И так он лежал. Не спал. Просто лежал в полутьме, в тишине, нарушаемой лишь ровным дыханием спящего рядом человека. Он смотрел на профиль Хонджуна, вырисовывающийся в свете луны, на темные дуги ресниц, на расслабленные, мягкие губы. Он видел его без всех масок, без защиты, таким, каким, возможно, его не видел никто и никогда. Уязвимым. Доверяющим ему, даже во сне, даже после всего.
И в этой тишине, под этот мерный звук дыхания, внутри Уена начало происходить что-то важное. Та стена гнева и обиды, которую он так тщательно выстраивал три недели, дала глубокую, непоправимую трещину. Не потому что Хонджун что-то сказал. А потому что он пришел. Потому что он остался. Потому что сейчас он был здесь, в его кровати, под его защитой, и это чувство… это чувство «правильности» было сильнее всех обид на свете.

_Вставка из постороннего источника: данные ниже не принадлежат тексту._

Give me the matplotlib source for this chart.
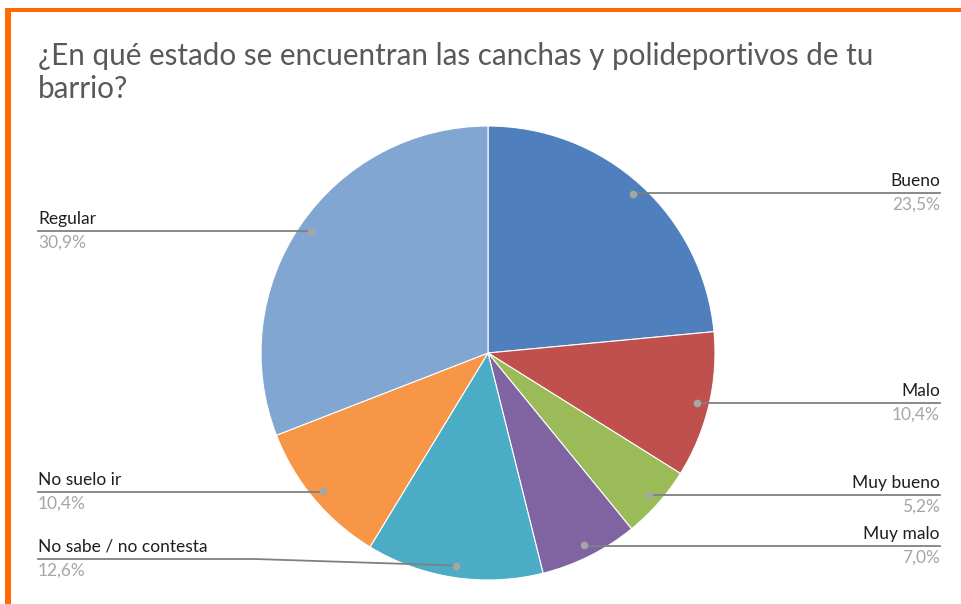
import matplotlib
matplotlib.use("Agg")
import matplotlib.pyplot as plt
from matplotlib.patches import Rectangle
import numpy as np

plt.rcParams['font.family'] = ['Lato', 'DejaVu Sans']

categories = ["Bueno", "Malo", "Muy bueno", "Muy malo", "No sabe / no contesta", "No suelo ir", "Regular"]
values = [23.5, 10.4, 5.2, 7.0, 12.6, 10.4, 30.9]
pct_labels = ["23,5%", "10,4%", "5,2%", "7,0%", "12,6%", "10,4%", "30,9%"]
colors = ["#4F7FBD", "#C0504D", "#9BBB59", "#8064A2", "#4BACC6", "#F79646", "#82A6D2"]
title_lines = ["¿En qué estado se encuentran las canchas y polideportivos de tu", "barrio?"]

W, H = 962, 604
fig = plt.figure(figsize=(W / 100, H / 100), dpi=100)
ax = fig.add_axes([0, 0, 1, 1])

cx, cy, R = 488, H - 353, 227
wedges, _ = ax.pie(values, colors=colors, startangle=90, counterclock=False,
                   center=(cx, cy), radius=R, wedgeprops=dict(edgecolor="white", linewidth=0.8))
ax.set_xlim(0, W)
ax.set_ylim(0, H)
ax.set_aspect('equal')
ax.axis('off')

# label layout: (side, line y in image px)
layout = {
    "Bueno": ("R", 193),
    "Malo": ("R", 403),
    "Muy bueno": ("R", 495),
    "Muy malo": ("R", 546),
    "No sabe / no contesta": ("L", 559),
    "No suelo ir": ("L", 492),
    "Regular": ("L", 231),
}
line_col = "#808080"
dot_col = "#A6A6A6"
xr, xl = 940, 38
fs = 12.5
cum = 0.0
total = sum(values)
for cat, v, pl in zip(categories, values, pct_labels):
    mid = (cum + v / 2) / total * 360.0
    cum += v
    th = np.deg2rad(mid)
    r_dot = 0.947 * R
    dx = cx + r_dot * np.sin(th)
    dy = cy + r_dot * np.cos(th)
    side, ly = layout[cat]
    ly = H - ly
    if side == "R":
        ax.plot([dx, xr], [ly, ly], color=line_col, lw=1.3, zorder=3)
        ax.text(xr, ly + 4, cat, ha='right', va='bottom', fontsize=fs, color="#1F1F1F")
        ax.text(xr, ly - 4, pl, ha='right', va='top', fontsize=fs, color="#A6A6A6")
    else:
        if abs(dy - ly) > 2:
            xe = 255
            ax.plot([xl, xe, dx], [ly, ly, dy], color=line_col, lw=1.3, zorder=3)
        else:
            ax.plot([xl, dx], [ly, ly], color=line_col, lw=1.3, zorder=3)
        ax.text(xl, ly + 4, cat, ha='left', va='bottom', fontsize=fs, color="#1F1F1F")
        ax.text(xl, ly - 4, pl, ha='left', va='top', fontsize=fs, color="#A6A6A6")
    ax.plot([dx], [dy], 'o', color=dot_col, ms=4.5, zorder=4)

# title
ax.text(38, H - 65, title_lines[0], ha='left', va='baseline', fontsize=21.3, color="#595959")
ax.text(38, H - 98, title_lines[1], ha='left', va='baseline', fontsize=21.3, color="#595959")

# orange frame
orange = "#FF6A00"
ax.add_patch(Rectangle((5, H - 12), W - 5, 4, color=orange, lw=0, zorder=5))
ax.add_patch(Rectangle((5, 0), 6, H - 8, color=orange, lw=0, zorder=5))

fig.savefig("out.png", dpi=100)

Вопрос «зачем?» все еще висел в воздухе, но теперь он звучал не как обвинение, а как тихая, недоуменная мольба о понимании. И ответа на него не было. Было только это теплое тело рядом, эта хрупкая рука в его заботе и тихая, непоколебимая уверенность, что сейчас, в эту секунду, он находится именно там, где должен быть.
Уен не знал, что будет завтра. Не знал, какие слова будут сказаны, какие объяснения потребуются. Но он знал, что не отпустит его сейчас. Что этот хрупкий, непрочный мост, который они, сами того не ведая, начали строить сегодня ночью через боль и молчание, нужно охранять как самое дорогое. Потому что под всем этим льдом и камнем, как он и подозревал когда-то, все-таки билось что-то живое. И, возможно, это «что-то» только что сделало первый, неуверенный, болезненный вдох.